╭──

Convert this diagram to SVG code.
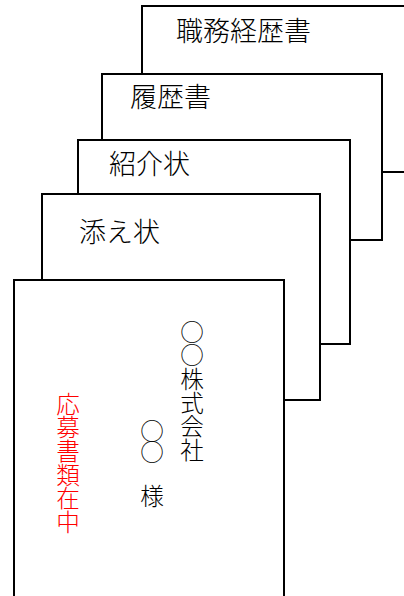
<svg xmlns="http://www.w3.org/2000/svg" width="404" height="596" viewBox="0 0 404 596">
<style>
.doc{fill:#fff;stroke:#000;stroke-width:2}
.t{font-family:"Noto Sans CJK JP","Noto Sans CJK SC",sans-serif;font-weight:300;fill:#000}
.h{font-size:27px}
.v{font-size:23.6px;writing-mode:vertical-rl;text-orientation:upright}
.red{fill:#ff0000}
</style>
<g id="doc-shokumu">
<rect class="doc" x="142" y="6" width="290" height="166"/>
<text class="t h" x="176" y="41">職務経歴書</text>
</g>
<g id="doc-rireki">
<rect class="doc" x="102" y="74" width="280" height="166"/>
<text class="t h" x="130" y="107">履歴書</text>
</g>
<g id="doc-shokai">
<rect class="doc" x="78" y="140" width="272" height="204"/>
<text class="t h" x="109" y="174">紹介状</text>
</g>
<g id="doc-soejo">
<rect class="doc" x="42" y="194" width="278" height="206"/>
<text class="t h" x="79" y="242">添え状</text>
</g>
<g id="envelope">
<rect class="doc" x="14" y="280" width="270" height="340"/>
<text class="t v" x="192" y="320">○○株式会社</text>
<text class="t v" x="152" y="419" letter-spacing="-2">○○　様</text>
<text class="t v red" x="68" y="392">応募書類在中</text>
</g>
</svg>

╰──
╭──

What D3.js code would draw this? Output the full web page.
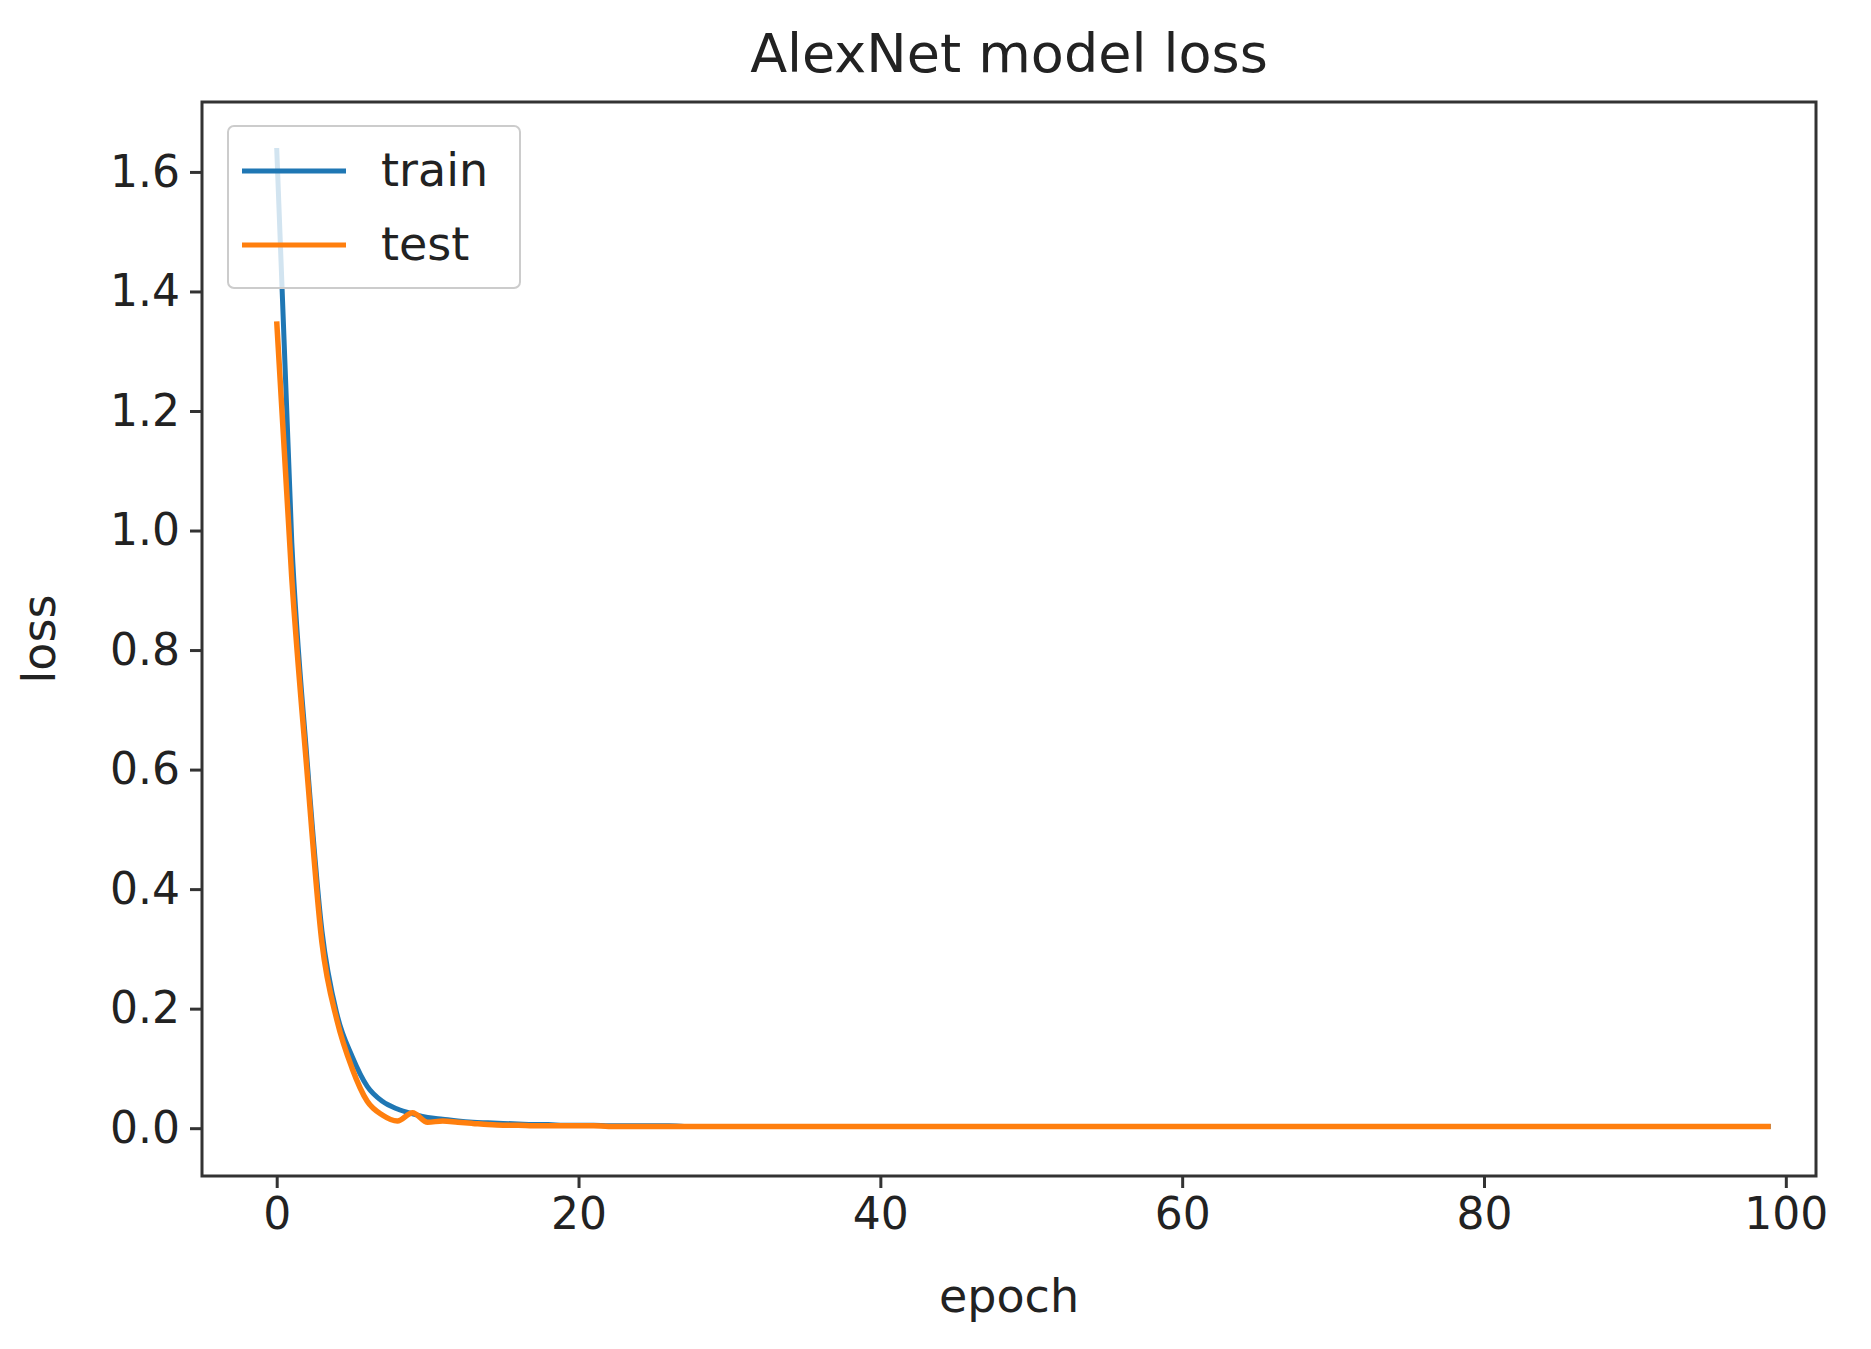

╰──
╭──

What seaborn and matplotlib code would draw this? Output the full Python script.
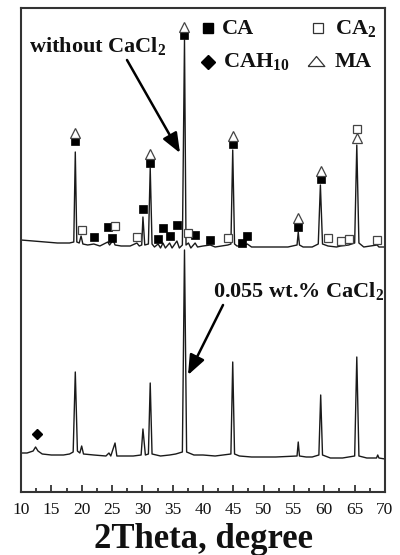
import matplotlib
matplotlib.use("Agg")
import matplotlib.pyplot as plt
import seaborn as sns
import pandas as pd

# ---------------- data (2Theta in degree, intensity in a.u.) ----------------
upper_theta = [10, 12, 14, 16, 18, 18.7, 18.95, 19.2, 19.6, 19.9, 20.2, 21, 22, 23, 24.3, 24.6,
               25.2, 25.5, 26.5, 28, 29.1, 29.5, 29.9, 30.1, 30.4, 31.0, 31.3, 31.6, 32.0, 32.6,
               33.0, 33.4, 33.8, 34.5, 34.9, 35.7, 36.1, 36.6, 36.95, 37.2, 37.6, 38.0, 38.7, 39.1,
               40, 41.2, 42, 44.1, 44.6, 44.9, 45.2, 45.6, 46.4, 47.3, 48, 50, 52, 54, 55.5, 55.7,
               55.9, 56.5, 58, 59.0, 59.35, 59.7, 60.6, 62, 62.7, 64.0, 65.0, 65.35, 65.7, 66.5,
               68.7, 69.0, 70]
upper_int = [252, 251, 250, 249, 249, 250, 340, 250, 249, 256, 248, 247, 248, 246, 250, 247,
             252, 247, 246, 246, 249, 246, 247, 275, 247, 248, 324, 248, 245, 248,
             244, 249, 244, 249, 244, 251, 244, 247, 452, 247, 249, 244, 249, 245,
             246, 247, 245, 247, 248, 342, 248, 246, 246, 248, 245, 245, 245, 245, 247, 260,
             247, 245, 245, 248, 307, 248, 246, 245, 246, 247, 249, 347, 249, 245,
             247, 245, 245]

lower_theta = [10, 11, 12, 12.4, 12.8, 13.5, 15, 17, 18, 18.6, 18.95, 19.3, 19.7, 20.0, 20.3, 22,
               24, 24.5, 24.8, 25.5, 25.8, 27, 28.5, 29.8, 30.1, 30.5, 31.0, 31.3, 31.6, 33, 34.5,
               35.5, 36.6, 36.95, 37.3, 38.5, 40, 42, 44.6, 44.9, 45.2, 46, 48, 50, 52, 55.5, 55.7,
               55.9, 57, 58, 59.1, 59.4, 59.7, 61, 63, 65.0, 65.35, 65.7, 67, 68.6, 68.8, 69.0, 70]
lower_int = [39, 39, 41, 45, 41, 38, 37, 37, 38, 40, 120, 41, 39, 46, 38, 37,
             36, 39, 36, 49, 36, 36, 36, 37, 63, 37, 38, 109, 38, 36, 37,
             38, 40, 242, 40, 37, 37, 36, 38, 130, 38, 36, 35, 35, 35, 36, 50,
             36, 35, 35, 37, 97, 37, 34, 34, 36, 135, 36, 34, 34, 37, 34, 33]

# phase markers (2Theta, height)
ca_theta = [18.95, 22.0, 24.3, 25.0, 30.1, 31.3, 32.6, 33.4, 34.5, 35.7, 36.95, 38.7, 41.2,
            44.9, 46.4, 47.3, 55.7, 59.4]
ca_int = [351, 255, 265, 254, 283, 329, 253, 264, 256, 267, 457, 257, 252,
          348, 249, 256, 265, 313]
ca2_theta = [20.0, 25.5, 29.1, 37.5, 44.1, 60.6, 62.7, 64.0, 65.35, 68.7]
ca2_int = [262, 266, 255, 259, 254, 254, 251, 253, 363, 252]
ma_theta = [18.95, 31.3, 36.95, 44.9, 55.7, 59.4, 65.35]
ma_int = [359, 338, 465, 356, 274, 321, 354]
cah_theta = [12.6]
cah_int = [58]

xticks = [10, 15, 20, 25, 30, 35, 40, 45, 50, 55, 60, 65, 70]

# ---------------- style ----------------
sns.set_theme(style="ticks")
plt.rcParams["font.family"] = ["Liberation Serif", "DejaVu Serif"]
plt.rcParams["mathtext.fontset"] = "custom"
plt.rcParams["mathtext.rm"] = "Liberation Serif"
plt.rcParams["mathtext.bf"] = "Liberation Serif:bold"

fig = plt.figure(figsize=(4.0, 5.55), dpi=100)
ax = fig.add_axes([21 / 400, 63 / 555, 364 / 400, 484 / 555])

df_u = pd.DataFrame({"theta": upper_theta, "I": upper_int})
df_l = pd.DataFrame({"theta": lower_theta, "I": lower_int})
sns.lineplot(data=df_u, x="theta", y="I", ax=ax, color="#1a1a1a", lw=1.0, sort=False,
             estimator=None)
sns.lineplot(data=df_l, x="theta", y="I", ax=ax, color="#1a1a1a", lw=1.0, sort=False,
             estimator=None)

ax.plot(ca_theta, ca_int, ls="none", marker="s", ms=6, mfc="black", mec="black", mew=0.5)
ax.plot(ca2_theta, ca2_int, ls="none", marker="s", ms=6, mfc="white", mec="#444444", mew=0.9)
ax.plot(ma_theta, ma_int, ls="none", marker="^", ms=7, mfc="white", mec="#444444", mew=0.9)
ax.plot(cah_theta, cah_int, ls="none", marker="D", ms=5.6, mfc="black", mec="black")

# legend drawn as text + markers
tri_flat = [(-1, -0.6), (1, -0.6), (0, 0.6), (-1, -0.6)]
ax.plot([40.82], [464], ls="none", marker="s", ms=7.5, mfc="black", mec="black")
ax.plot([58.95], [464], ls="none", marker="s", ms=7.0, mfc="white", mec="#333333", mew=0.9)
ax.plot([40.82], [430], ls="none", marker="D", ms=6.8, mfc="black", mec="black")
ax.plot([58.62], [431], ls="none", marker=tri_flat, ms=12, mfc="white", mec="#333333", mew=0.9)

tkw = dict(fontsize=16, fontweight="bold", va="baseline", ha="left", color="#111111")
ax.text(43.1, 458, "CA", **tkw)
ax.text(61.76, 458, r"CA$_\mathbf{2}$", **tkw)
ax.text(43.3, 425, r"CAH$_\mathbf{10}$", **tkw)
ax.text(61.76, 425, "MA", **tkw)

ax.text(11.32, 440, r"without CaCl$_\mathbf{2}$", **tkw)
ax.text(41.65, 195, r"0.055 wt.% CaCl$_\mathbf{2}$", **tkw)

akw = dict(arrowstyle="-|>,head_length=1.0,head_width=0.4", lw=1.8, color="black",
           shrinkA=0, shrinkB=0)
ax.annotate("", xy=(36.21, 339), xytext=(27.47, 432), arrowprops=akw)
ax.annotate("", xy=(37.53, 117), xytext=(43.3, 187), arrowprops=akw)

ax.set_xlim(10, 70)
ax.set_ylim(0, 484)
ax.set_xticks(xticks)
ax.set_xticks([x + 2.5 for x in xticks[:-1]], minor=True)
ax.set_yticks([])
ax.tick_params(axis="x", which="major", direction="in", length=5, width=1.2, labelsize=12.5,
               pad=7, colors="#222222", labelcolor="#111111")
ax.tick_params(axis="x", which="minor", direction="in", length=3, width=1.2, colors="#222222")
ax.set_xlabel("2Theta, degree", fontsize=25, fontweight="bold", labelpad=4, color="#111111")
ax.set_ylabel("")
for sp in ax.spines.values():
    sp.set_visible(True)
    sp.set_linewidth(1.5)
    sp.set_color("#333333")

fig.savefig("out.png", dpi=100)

╰──

Begin with the line that contains "What seaborn and", end with the line that contains "37, 34, 33]", and set down every line in that range exactly as it stands, minus the pictures.

What seaborn and matplotlib code would draw this? Output the full Python script.
import matplotlib
matplotlib.use("Agg")
import matplotlib.pyplot as plt
import seaborn as sns
import pandas as pd

# ---------------- data (2Theta in degree, intensity in a.u.) ----------------
upper_theta = [10, 12, 14, 16, 18, 18.7, 18.95, 19.2, 19.6, 19.9, 20.2, 21, 22, 23, 24.3, 24.6,
               25.2, 25.5, 26.5, 28, 29.1, 29.5, 29.9, 30.1, 30.4, 31.0, 31.3, 31.6, 32.0, 32.6,
               33.0, 33.4, 33.8, 34.5, 34.9, 35.7, 36.1, 36.6, 36.95, 37.2, 37.6, 38.0, 38.7, 39.1,
               40, 41.2, 42, 44.1, 44.6, 44.9, 45.2, 45.6, 46.4, 47.3, 48, 50, 52, 54, 55.5, 55.7,
               55.9, 56.5, 58, 59.0, 59.35, 59.7, 60.6, 62, 62.7, 64.0, 65.0, 65.35, 65.7, 66.5,
               68.7, 69.0, 70]
upper_int = [252, 251, 250, 249, 249, 250, 340, 250, 249, 256, 248, 247, 248, 246, 250, 247,
             252, 247, 246, 246, 249, 246, 247, 275, 247, 248, 324, 248, 245, 248,
             244, 249, 244, 249, 244, 251, 244, 247, 452, 247, 249, 244, 249, 245,
             246, 247, 245, 247, 248, 342, 248, 246, 246, 248, 245, 245, 245, 245, 247, 260,
             247, 245, 245, 248, 307, 248, 246, 245, 246, 247, 249, 347, 249, 245,
             247, 245, 245]

lower_theta = [10, 11, 12, 12.4, 12.8, 13.5, 15, 17, 18, 18.6, 18.95, 19.3, 19.7, 20.0, 20.3, 22,
               24, 24.5, 24.8, 25.5, 25.8, 27, 28.5, 29.8, 30.1, 30.5, 31.0, 31.3, 31.6, 33, 34.5,
               35.5, 36.6, 36.95, 37.3, 38.5, 40, 42, 44.6, 44.9, 45.2, 46, 48, 50, 52, 55.5, 55.7,
               55.9, 57, 58, 59.1, 59.4, 59.7, 61, 63, 65.0, 65.35, 65.7, 67, 68.6, 68.8, 69.0, 70]
lower_int = [39, 39, 41, 45, 41, 38, 37, 37, 38, 40, 120, 41, 39, 46, 38, 37,
             36, 39, 36, 49, 36, 36, 36, 37, 63, 37, 38, 109, 38, 36, 37,
             38, 40, 242, 40, 37, 37, 36, 38, 130, 38, 36, 35, 35, 35, 36, 50,
             36, 35, 35, 37, 97, 37, 34, 34, 36, 135, 36, 34, 34, 37, 34, 33]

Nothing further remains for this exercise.